So I am starting to comtemplate if i am suffereing from social anxiety or something near that.. I went on a trip with a friend I was dating for about a week and barely talked. But I never talk around people unless I get to know them. I just say I'm shy. So she got mad because I wasnt talking and it made me mad just like it always does when people say that bc it seems like I talk alot but i guess not. So I told her I didn't feel comfortable and I just couldnt be myself with her. I felt like she always had something to say or was never interested in what I had to say and i told her i didnt like being judged. She started telling me that maybe i have social anxiety bc she used to be like that. So I broke down crying for a long time becuase I havent always been like this. It started in middle school. I just couldnt make friends. I became more self conscious and I didnt like teh way I looked or spoke. I didnt like my voice and I still dont. I dont speak infront of groups or with groups of friends because Im scared i will say something wrong or they will laugh. when i try, i sometime stutter on words and I twist my words around, like say one before teh other or I say the letter of another word with the wrong word if that makes sense. I always think about what I say before I speak. When someone calls me out in front of ppl I feel a hot flush come over my body and my heart beats heavy for a while. But sometimes I dont think about what Im goin to say and just speak my mind like i want. I just dont want to be like this. im 21 and i feel like i shouldnt feel awkward or shy infront of people. I shouldnt constantly think about what ppl will think about me when i speak or what i look like. should i just seek therapy? or am i just extremely shy?
Social Anxiety. Hmm. An interesting diagnosis from your friend. Defensive in my opinion.

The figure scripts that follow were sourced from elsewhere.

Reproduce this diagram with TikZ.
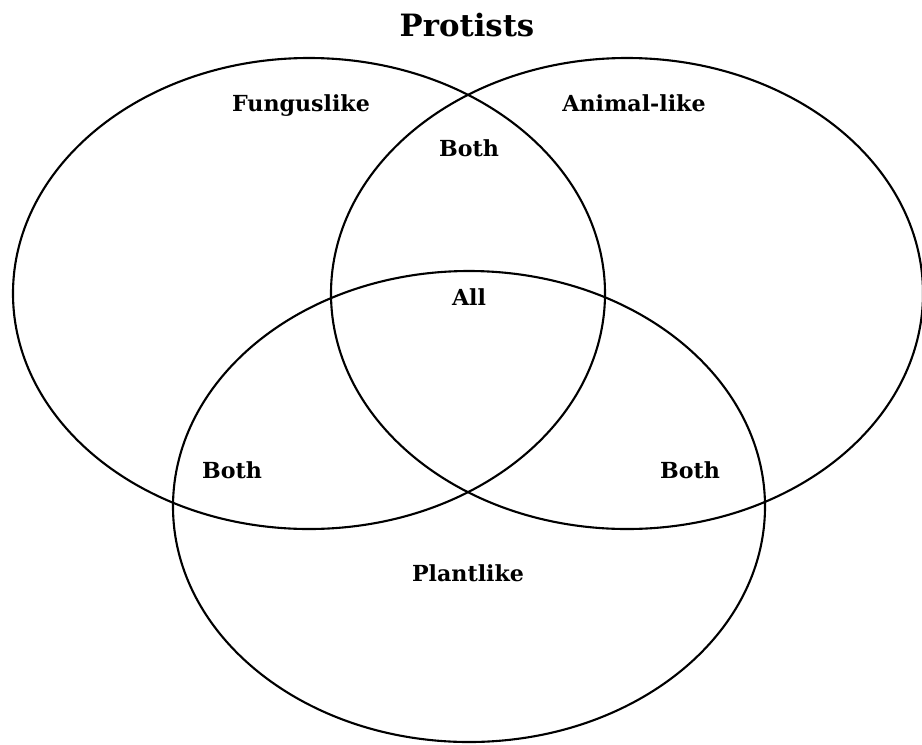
\documentclass[tikz,border=0pt]{standalone}
\usepackage{fontspec}
\setmainfont{DejaVu Serif}
\usepackage{tikz}

\begin{document}
\begin{tikzpicture}[x=0.02cm, y=-0.02cm,
  region/.style={font=\bfseries\fontsize{12.6}{15}\selectfont, anchor=base, inner sep=0pt},
  ring/.style={line width=1.2pt}]
  \useasboundingbox (0,0) rectangle (922,744);

  \node[font=\bfseries\fontsize{17.5}{21}\selectfont, anchor=base, inner sep=0pt] (title) at (467,36) {Protists};

  % the three sets
  \foreach \x \y in {309/293.5, 627/293.5, 469/506.5}{
    \draw[ring] (\x,\y) ellipse [x radius=296, y radius=235.5];
  }

  \foreach \n \x \y \t in {
    fungus/301/111/Funguslike,
    animal/634/111/Animal-like,
    bothtop/469/156/Both,
    all/469/305/All,
    bothleft/232/478/Both,
    bothright/690/478/Both,
    plant/468/581/Plantlike}{
      \node[region] (\n) at (\x,\y) {\t};
    }
\end{tikzpicture}
\end{document}
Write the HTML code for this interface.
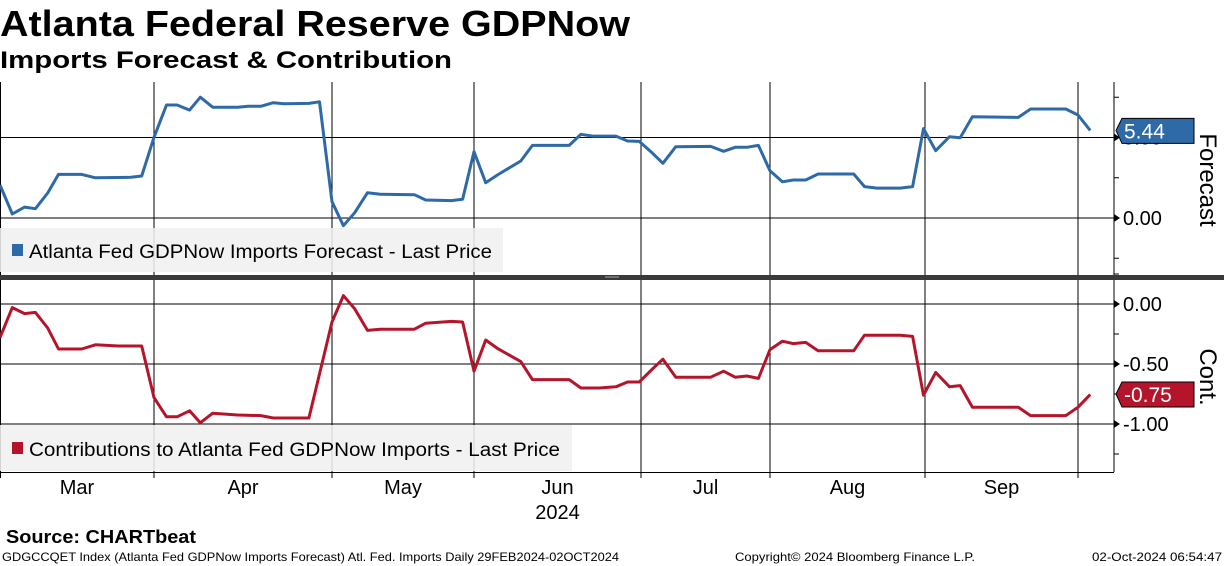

Focusing on the trip for a moment: I picked up on a couple of possible problems. Your friend and you in close proximity for a week. That alone can bring out the worst in both, if you are very different. Your shyness, or reticence to engage her in conversation, seems to stem from your fear of her belittling you. Your silence may have been a passive aggressive way to deal with that fear. She reacted by diagnosing you with a nervous disorder. So all did not go well.
I am sorry you were so uncomfortable on the trip, which I assume was a vacation.
But, you did finally speak up and tell her how you felt. Good for you.
The larger issue is your shyness, which you say became apparent in middle school.
Shy people frequently wind up in a psychiatrist's office, complaining of problems like the ones you describe. A clinician will use the term social anxiety, a diagnosis, to advise therapy or medication to help you overcome it. I have the same difficulty, and when I was told I had 'the shy gene', refused to believe my doctor. I thought because I dressed flamboyantly, and was a free spirit in many ways, it couldn't be true...but it is.
It seems you are a shy person. That is not a bad thing at all. It is when you begin suffering from your shyness, withdrawing from people and activities that you want to do, does it become a problem. I recommend therapy for you, shy girl. Time to blossom!